> [Given problem]:
Repeat every line of the data exactly, but not the pictures.

> [Provided material]:
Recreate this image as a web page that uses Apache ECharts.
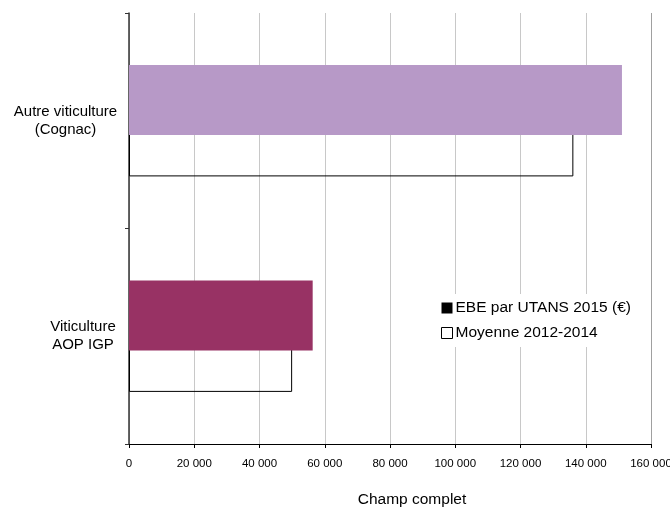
<!DOCTYPE html>
<html>
<head>
<meta charset="utf-8">
<script src="https://cdn.jsdelivr.net/npm/echarts@6/dist/echarts.min.js"></script>
<style>
    html, body { margin: 0; padding: 0; background: #fff; }
    #chart { width: 670px; height: 509px; }
</style>
</head>
<body>
<div id="chart"></div>
<script>
// categories from bottom to top
const categories = ['Viticulture\nAOP IGP', 'Autre viticulture\n(Cognac)'];
const ebe2015 = [56300, 151100];
const moyenne = [50000, 136200];
const barColors = ['#983264', '#b799c7'];
const seriesNames = ['EBE par UTANS 2015 (€)', 'Moyenne 2012-2014'];

const fontFamily = '"Liberation Sans", Arial, sans-serif';

// "20000" -> "20 000"
const fmtNumber = (v) => String(v).replace(/\B(?=(\d{3})+(?!\d))/g, ' ');

const myChart = echarts.init(document.getElementById('chart'));

// la dernière ligne (160 000) sert de bord droit, un peu plus foncée
const gridColors = ['#c8c8c8', '#c8c8c8', '#c8c8c8', '#c8c8c8', '#c8c8c8', '#c8c8c8', '#c8c8c8', '#c8c8c8', '#a0a0a0'];

const option = {
    animation: false,
    textStyle: { fontFamily: fontFamily },
    grid: {
        left: 129,
        right: 19,
        top: 13,
        bottom: 65,
        containLabel: false,
        outerBoundsMode: 'none'
    },
    legend: {
        orient: 'vertical',
        left: 437,
        top: 294,
        itemWidth: 11,
        itemHeight: 11,
        itemGap: 7,
        padding: [5, 4],
        backgroundColor: '#fff',
        textStyle: {
            fontSize: 15.5,
            lineHeight: 18,
            color: '#000',
            padding: [0, 0, 0, -2]
        },
        data: [
            { name: seriesNames[0], icon: 'rect', itemStyle: { color: '#000', borderWidth: 0 } },
            { name: seriesNames[1], icon: 'rect', itemStyle: { color: '#fff', borderColor: '#000', borderWidth: 1 } }
        ]
    },
    xAxis: {
        type: 'value',
        min: 0,
        max: 160000,
        interval: 20000,
        name: 'Champ complet',
        nameLocation: 'middle',
        nameGap: 48,
        nameTextStyle: { fontSize: 15.5, color: '#000', padding: [0, 0, 0, 44] },
        axisLine: { show: true, lineStyle: { color: '#000', width: 1 } },
        axisTick: { show: true, length: 4, lineStyle: { color: '#000' } },
        axisLabel: {
            color: '#000',
            fontSize: 11.5,
            margin: 14,
            formatter: fmtNumber
        },
        splitLine: { show: true, lineStyle: { color: gridColors, width: 1 } }
    },
    yAxis: {
        type: 'category',
        data: categories,
        axisLine: { show: true, lineStyle: { color: '#333', width: 1.5 } },
        axisTick: { show: true, length: 4, lineStyle: { color: '#333' } },
        axisLabel: {
            margin: 11,
            formatter: (val) => {
                const key = val.indexOf('Cognac') >= 0 ? 'a' : 'b';
                return val.split('\n').map(s => '{' + key + '|' + s + '}').join('\n');
            },
            rich: {
                a: { width: 105, align: 'center', fontSize: 15, lineHeight: 18, color: '#000' },
                b: { width: 70, align: 'center', fontSize: 15, lineHeight: 18, color: '#000' }
            }
        },
        splitLine: { show: false }
    },
    series: [
        {
            name: seriesNames[0],
            type: 'bar',
            z: 3,
            barWidth: 70,
            barGap: '-41%',
            itemStyle: { color: '#000' },
            data: ebe2015.map((v, i) => ({ value: v, itemStyle: { color: barColors[i] } }))
        },
        {
            name: seriesNames[1],
            type: 'bar',
            z: 2,
            barWidth: 70,
            barGap: '-41%',
            itemStyle: { color: 'transparent', borderColor: '#000', borderWidth: 1 },
            data: moyenne
        }
    ]
};

myChart.setOption(option);
</script>
</body>
</html>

> [Solution below]:
Recreate this image as a web page that uses Apache ECharts.
<!DOCTYPE html>
<html>
<head>
<meta charset="utf-8">
<script src="https://cdn.jsdelivr.net/npm/echarts@6/dist/echarts.min.js"></script>
<style>
    html, body { margin: 0; padding: 0; background: #fff; }
    #chart { width: 670px; height: 509px; }
</style>
</head>
<body>
<div id="chart"></div>
<script>
// categories from bottom to top
const categories = ['Viticulture\nAOP IGP', 'Autre viticulture\n(Cognac)'];
const ebe2015 = [56300, 151100];
const moyenne = [50000, 136200];
const barColors = ['#983264', '#b799c7'];
const seriesNames = ['EBE par UTANS 2015 (€)', 'Moyenne 2012-2014'];

const fontFamily = '"Liberation Sans", Arial, sans-serif';

// "20000" -> "20 000"
const fmtNumber = (v) => String(v).replace(/\B(?=(\d{3})+(?!\d))/g, ' ');

const myChart = echarts.init(document.getElementById('chart'));

// la dernière ligne (160 000) sert de bord droit, un peu plus foncée
const gridColors = ['#c8c8c8', '#c8c8c8', '#c8c8c8', '#c8c8c8', '#c8c8c8', '#c8c8c8', '#c8c8c8', '#c8c8c8', '#a0a0a0'];

const option = {
    animation: false,
    textStyle: { fontFamily: fontFamily },
    grid: {
        left: 129,
        right: 19,
        top: 13,
        bottom: 65,
        containLabel: false,
        outerBoundsMode: 'none'
    },
    legend: {
        orient: 'vertical',
        left: 437,
        top: 294,
        itemWidth: 11,
        itemHeight: 11,
        itemGap: 7,
        padding: [5, 4],
        backgroundColor: '#fff',
        textStyle: {
            fontSize: 15.5,
            lineHeight: 18,
            color: '#000',
            padding: [0, 0, 0, -2]
        },
        data: [
            { name: seriesNames[0], icon: 'rect', itemStyle: { color: '#000', borderWidth: 0 } },
            { name: seriesNames[1], icon: 'rect', itemStyle: { color: '#fff', borderColor: '#000', borderWidth: 1 } }
        ]
    },
    xAxis: {
        type: 'value',
        min: 0,
        max: 160000,
        interval: 20000,
        name: 'Champ complet',
        nameLocation: 'middle',
        nameGap: 48,
        nameTextStyle: { fontSize: 15.5, color: '#000', padding: [0, 0, 0, 44] },
        axisLine: { show: true, lineStyle: { color: '#000', width: 1 } },
        axisTick: { show: true, length: 4, lineStyle: { color: '#000' } },
        axisLabel: {
            color: '#000',
            fontSize: 11.5,
            margin: 14,
            formatter: fmtNumber
        },
        splitLine: { show: true, lineStyle: { color: gridColors, width: 1 } }
    },
    yAxis: {
        type: 'category',
        data: categories,
        axisLine: { show: true, lineStyle: { color: '#333', width: 1.5 } },
        axisTick: { show: true, length: 4, lineStyle: { color: '#333' } },
        axisLabel: {
            margin: 11,
            formatter: (val) => {
                const key = val.indexOf('Cognac') >= 0 ? 'a' : 'b';
                return val.split('\n').map(s => '{' + key + '|' + s + '}').join('\n');
            },
            rich: {
                a: { width: 105, align: 'center', fontSize: 15, lineHeight: 18, color: '#000' },
                b: { width: 70, align: 'center', fontSize: 15, lineHeight: 18, color: '#000' }
            }
        },
        splitLine: { show: false }
    },
    series: [
        {
            name: seriesNames[0],
            type: 'bar',
            z: 3,
            barWidth: 70,
            barGap: '-41%',
            itemStyle: { color: '#000' },
            data: ebe2015.map((v, i) => ({ value: v, itemStyle: { color: barColors[i] } }))
        },
        {
            name: seriesNames[1],
            type: 'bar',
            z: 2,
            barWidth: 70,
            barGap: '-41%',
            itemStyle: { color: 'transparent', borderColor: '#000', borderWidth: 1 },
            data: moyenne
        }
    ]
};

myChart.setOption(option);
</script>
</body>
</html>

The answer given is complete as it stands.